Users aren’t even given a warning that this is happening. They’re told it could happen, when they sign an Acceptable Use Policy, but they aren’t given a real-time warning when it happens. They deserve to be told “Hey, someone is able to access your bank password and account information, RIGHT NOW. It’s probably just your employer, but if you don’t trust them with this information, don’t enter your password, close the browser, and wait until you get to a computer and network that you personally trust before you try this again.”

SSL Added And Removed Here

SSL Added And Removed Here

[end ranty section]

It’s Bigger Than Just The Enterprise

Unfortunately, it’s not just large corporations which are doing this kind of snooping. Just a few days ago, I was at an all-night Cub Scout “lock-in” event for my eldest son, at a local volunteer fire department. They had free Wi-Fi. Great! I’m gonna be here all night, might as well get some work done in the corner. Imagine my surprise when I got certificate trust warnings from host “”. The volunteer fire department was trying to MITM my web traffic.

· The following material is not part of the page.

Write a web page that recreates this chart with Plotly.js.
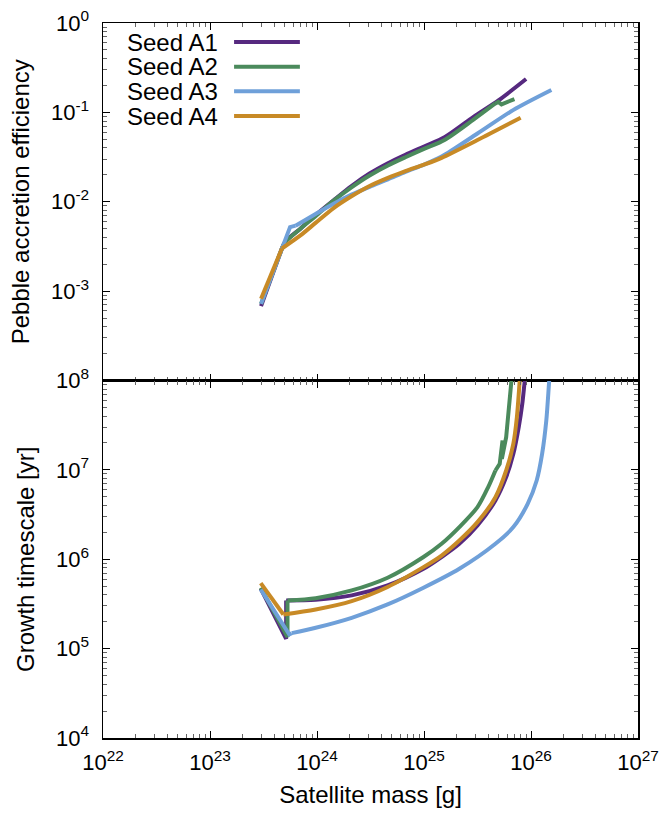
<!DOCTYPE html>
<html><head><meta charset="utf-8">
<script src="https://cdn.plot.ly/plotly-3.0.1.min.js"></script>
<style>html,body{margin:0;padding:0;background:#fff;} #chart{width:665px;height:817px;}</style>
</head><body><div id="chart"></div>
<script>
const seriesNames = ['Seed A1', 'Seed A2', 'Seed A3', 'Seed A4'];
const seriesColors = ['#56297f', '#4b8a5c', '#6fa0d9', '#c88a26'];

// Top panel: pebble accretion efficiency vs satellite mass [g]
const effMassA1 = [3.0e23, 4.7e23, 5.2e23, 7.0e23, 9.7e23, 1.43e24, 2.1e24, 3.1e24, 4.6e24, 6.7e24, 1.0e25, 1.57e25, 2.9e25, 5.0e25, 9.0e25];
const effA1     = [6.8e-4, 3.0e-3, 3.7e-3, 5.0e-3, 7.1e-3, 1.04e-2, 1.5e-2, 2.07e-2, 2.7e-2, 3.35e-2, 4.15e-2, 5.3e-2, 8.9e-2, 0.137, 0.236];
const effMassA2 = [3.0e23, 4.7e23, 5.0e23, 7.0e23, 9.7e23, 1.43e24, 2.1e24, 3.1e24, 4.6e24, 6.7e24, 1.0e25, 1.57e25, 2.9e25, 4.6e25, 4.95e25, 5.3e25, 7.0e25];
const effA2     = [7.2e-4, 3.0e-3, 3.5e-3, 5.0e-3, 6.9e-3, 1.03e-2, 1.45e-2, 1.97e-2, 2.55e-2, 3.15e-2, 3.9e-2, 4.95e-2, 8.3e-2, 0.125, 0.131, 0.123, 0.141];
const effMassA3 = [3.0e23, 4.7e23, 5.2e23, 5.6e23, 6.3e23, 9.7e23, 1.43e24, 2.1e24, 3.1e24, 4.6e24, 6.7e24, 1.0e25, 1.46e25, 3.16e25, 6.8e25, 1.55e26];
const effA3     = [7.2e-4, 3.0e-3, 4.0e-3, 5.2e-3, 5.4e-3, 7.3e-3, 9.5e-3, 1.2e-2, 1.47e-2, 1.78e-2, 2.16e-2, 2.6e-2, 3.2e-2, 5.8e-2, 0.106, 0.178];
const effMassA4 = [3.0e23, 4.7e23, 7.0e23, 9.7e23, 1.43e24, 2.1e24, 3.1e24, 4.6e24, 6.7e24, 1.0e25, 1.46e25, 3.16e25, 8.0e25];
const effA4     = [8.2e-4, 3.0e-3, 4.2e-3, 5.8e-3, 8.5e-3, 1.15e-2, 1.5e-2, 1.85e-2, 2.2e-2, 2.6e-2, 3.1e-2, 4.9e-2, 8.7e-2];

// Bottom panel: growth timescale [yr] vs satellite mass [g]
const timeMassA1 = [2.98e23, 5.15e23, 5.15e23, 9.72e23, 2.11e24, 4.57e24, 9.89e24, 1.46e25, 2.14e25, 3.16e25, 4.65e25, 5.86e25, 6.84e25, 7.68e25, 8.29e25, 8.75e25, 9.0e25];
const timeA1     = [4.7e5, 1.29e5, 3.46e5, 3.52e5, 3.94e5, 5.09e5, 7.82e5, 1.06e6, 1.49e6, 2.39e6, 4.55e6, 8.29e6, 1.51e7, 3.01e7, 5.48e7, 1.0e8, 1.3e8];
const timeMassA2 = [2.98e23, 5.3e23, 5.3e23, 9.72e23, 2.11e24, 4.57e24, 9.89e24, 1.46e25, 2.14e25, 3.16e25, 3.98e25, 4.65e25, 5.10e25, 5.42e25, 5.34e25, 5.86e25, 6.18e25, 6.5e25, 6.7e25];
const timeA2     = [4.8e5, 1.35e5, 3.46e5, 3.67e5, 4.48e5, 6.21e5, 1.06e6, 1.49e6, 2.29e6, 3.83e6, 6.41e6, 9.84e6, 1.17e7, 2.13e7, 1.33e7, 2.32e7, 4.62e7, 1.0e8, 1.3e8];
const timeMassA3 = [2.98e23, 5.5e23, 5.8e23, 9.72e23, 2.11e24, 4.57e24, 9.89e24, 2.14e25, 4.65e25, 6.84e25, 9.31e25, 1.13e26, 1.27e26, 1.39e26, 1.48e26, 1.51e26];
const timeA3     = [4.6e5, 1.44e5, 1.49e5, 1.71e5, 2.21e5, 3.12e5, 4.8e5, 7.82e5, 1.49e6, 2.29e6, 4.17e6, 7.6e6, 1.51e7, 3.57e7, 1.0e8, 1.3e8];
const timeMassA4 = [2.98e23, 4.85e23, 9.72e23, 2.11e24, 4.57e24, 9.89e24, 1.46e25, 2.14e25, 3.16e25, 4.65e25, 5.86e25, 6.84e25, 7.38e25, 7.85e25, 8.0e25];
const timeA4     = [5.4e5, 2.41e5, 2.74e5, 3.4e5, 4.9e5, 8.17e5, 1.1e6, 1.62e6, 2.6e6, 4.95e6, 9.84e6, 1.96e7, 3.89e7, 1.0e8, 1.3e8];

// Tick labels
const xTickVals = [1e22, 1e23, 1e24, 1e25, 1e26, 1e27];
const xTickText = ['10<sup>22</sup>', '10<sup>23</sup>', '10<sup>24</sup>', '10<sup>25</sup>', '10<sup>26</sup>', '10<sup>27</sup>'];
const effTickVals = [1, 0.1, 0.01, 0.001];
const effTickText = ['10<sup>0</sup>', '10<sup>-1</sup>', '10<sup>-2</sup>', '10<sup>-3</sup>'];
const timeTickVals = [1e4, 1e5, 1e6, 1e7, 1e8];
const timeTickText = ['10<sup>4</sup>', '10<sup>5</sup>', '10<sup>6</sup>', '10<sup>7</sup>', '10<sup>8</sup>'];

function minorVals(d0, d1) {
  const v = [];
  for (let d = d0; d < d1; d++) for (let k = 2; k <= 9; k++) v.push(k * Math.pow(10, d));
  return v;
}

const effMass = [effMassA1, effMassA2, effMassA3, effMassA4];
const effVals = [effA1, effA2, effA3, effA4];
const timeMass = [timeMassA1, timeMassA2, timeMassA3, timeMassA4];
const timeVals = [timeA1, timeA2, timeA3, timeA4];

// How each curve is drawn: straight pieces around sharp corners, smoothed pieces elsewhere
const effPieces = [
  [[0, 1, 'linear'], [1, 14, 'spline']],
  [[0, 1, 'linear'], [1, 13, 'spline'], [13, 16, 'linear']],
  [[0, 4, 'linear'], [4, 15, 'spline']],
  [[0, 1, 'linear'], [1, 12, 'spline']]
];
const timePieces = [
  [[0, 2, 'linear'], [2, 16, 'spline']],
  [[0, 2, 'linear'], [2, 11, 'spline'], [11, 18, 'linear']],
  [[0, 2, 'linear'], [2, 15, 'spline']],
  [[0, 1, 'linear'], [1, 14, 'spline']]
];

const traces = [];
function addPieces(xs, ys, pieces, color, name, xa, ya) {
  pieces.forEach(p => {
    traces.push({x: xs.slice(p[0], p[1] + 1), y: ys.slice(p[0], p[1] + 1), xaxis: xa, yaxis: ya,
      type: 'scatter', mode: 'lines', line: {color: color, width: 4, shape: p[2], smoothing: 0.8},
      name: name, showlegend: false});
  });
}
for (let i = 0; i < 4; i++) addPieces(effMass[i], effVals[i], effPieces[i], seriesColors[i], seriesNames[i], 'x', 'y');
for (let i = 0; i < 4; i++) addPieces(timeMass[i], timeVals[i], timePieces[i], seriesColors[i], seriesNames[i], 'x2', 'y2');

const FONT = 'Liberation Sans, Arial, Helvetica, sans-serif';
const axisCommon = {
  type: 'log', showgrid: false, zeroline: false, showline: true, linecolor: '#000', linewidth: 1.5,
  mirror: 'allticks', ticks: 'inside', ticklen: 7, tickwidth: 1, tickcolor: '#000',
  tickfont: {family: FONT, size: 22, color: '#000'}, tickmode: 'array'
};
const minorCommon = {tickmode: 'array', ticks: 'inside', ticklen: 4, tickcolor: '#666', showgrid: false};

const annotations = [];
const shapes = [];
const legX = 0.043, legLineX0 = 0.245, legLineX1 = 0.368, legY0 = 0.9734, legDy = 0.0345;
for (let i = 0; i < 4; i++) {
  const yy = legY0 - i * legDy;
  annotations.push({xref: 'paper', yref: 'paper', x: legX, y: yy, xanchor: 'left', yanchor: 'middle',
    text: seriesNames[i], showarrow: false, borderpad: 0, font: {family: FONT, size: 24, color: '#000'}});
  shapes.push({type: 'line', xref: 'paper', yref: 'paper', x0: legLineX0, x1: legLineX1, y0: yy, y1: yy,
    line: {color: seriesColors[i], width: 4}});
}

const layout = {
  width: 665, height: 817,
  margin: {l: 103, r: 27, t: 23, b: 79},
  paper_bgcolor: '#fff', plot_bgcolor: '#fff',
  showlegend: false,
  font: {family: FONT, color: '#000'},
  xaxis: Object.assign({}, axisCommon, {anchor: 'y', domain: [0, 1], range: [22, 27], tickvals: xTickVals, ticktext: xTickText,
    showticklabels: false, minor: Object.assign({tickvals: minorVals(22, 27)}, minorCommon)}),
  yaxis: Object.assign({}, axisCommon, {anchor: 'x', domain: [0.5, 1], range: [-4, 0], tickvals: effTickVals, ticktext: effTickText,
    ticklabelstandoff: 8, minor: Object.assign({tickvals: minorVals(-4, 0)}, minorCommon),
    title: {text: 'Pebble accretion efficiency', font: {family: FONT, size: 24, color: '#000'}, standoff: 14}}),
  xaxis2: Object.assign({}, axisCommon, {anchor: 'y2', domain: [0, 1], range: [22, 27], tickvals: xTickVals, ticktext: xTickText,
    ticklabelstandoff: 4, matches: 'x', minor: Object.assign({tickvals: minorVals(22, 27)}, minorCommon),
    title: {text: 'Satellite mass [g]', font: {family: FONT, size: 24, color: '#000'}, standoff: 12}}),
  yaxis2: Object.assign({}, axisCommon, {anchor: 'x2', domain: [0, 0.5], range: [4, 8], tickvals: timeTickVals, ticktext: timeTickText,
    ticklabelstandoff: 8, minor: Object.assign({tickvals: minorVals(4, 8)}, minorCommon),
    title: {text: 'Growth timescale [yr]', font: {family: FONT, size: 24, color: '#000'}, standoff: 14}}),
  annotations: annotations,
  shapes: shapes
};

Plotly.newPlot('chart', traces, layout, {displayModeBar: false, staticPlot: true});
</script>
</body></html>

Fortunately, they didn’t include any “click here to install a certificate and accept our Terms of Use” kind of captured portal, so the interception failed. If it had, I certainly wouldn’t have used the connection (and as it was, I immediately dropped it and tethered to my phone instead). But how many people would blindly accept such a certificate? How many “normal people” are putting their banking, healthcare, email, and social media identities and information at risk through such a system, every day? This sort of interception has been seen at schools, on airplanes, and many other places where “free” Wi-Fi is offered.

In my job, I frequently recommend certificate pinning as a vital mechanism to ensure that traffic is kept secure against any eavesdropper. Now, suddenly, I’m faced with the very real possibility that there’s no point, because we’re undermining our own progress in the name of DLP. Pinning can make TLS at least moderately trustworthy again, but if browsers can so easily subvert it, then we’re right back where we started.

Finally, though I’m not usually one to encourage tin foil hat conspiracy theories…with all the talk about companies taking the maximum possible steps to protect their users' data, with iPhone and Android encryption and the government complaining about “going dark”… a DLP pinning bypass provides an easy way for the government to get at data that users might otherwise think is protected. Could the FBI, or NSA, or <insert foreign intelligence or police force> already be requesting logs from corporate MITM DLP proxies? How well is that data being protected? Who else is getting caught up in the dragnet?

Cognitive Dissonance FTW

On the one hand, we as an industry are:

  • Advocating strongly for the maximum possible privacy and security protections for users' data
  • Developing and promulgating solutions such as certificate pinning and HPKP to ensure connections are secure and trusted
  • Loudly complaining when government entities push for a “back door” into such data, either at rest or in transit

But at the same time, we:

  • Tell enterprises that “hackers are stealing your data”
  • You need to inspect everything leaving your network so you can catch these hackers
  • To do this, simply install this “back door” on your network
  • It’s okay to ignore everything we said about privacy and encryption…just add a disclaimer when people get on your network

I think this is a lousy situation to be in. Who do we fight for? What matters? And how do we justify ourselves when we issue such contradictory guidance? How can we claim any moral high ground while fighting against government encryption back doors, when we recommend and build them for our own customers? How can our advice be trusted if we can’t even figure this out?

I hope and believe that in the long run, users and services will push back against this. (And, as I said at the beginning, I know that I’m probably wrong.) I suspect it will begin with the services – with banks, healthcare providers, and other online services wanting HPKP they can trust, corporate DLP polices be damned. Who knows, maybe this will be the next pressure point Apple applies.

When that happens, I just hope we can offer a solution to the data loss problem that doesn’t expect a corporation to become the NSA in order to survive.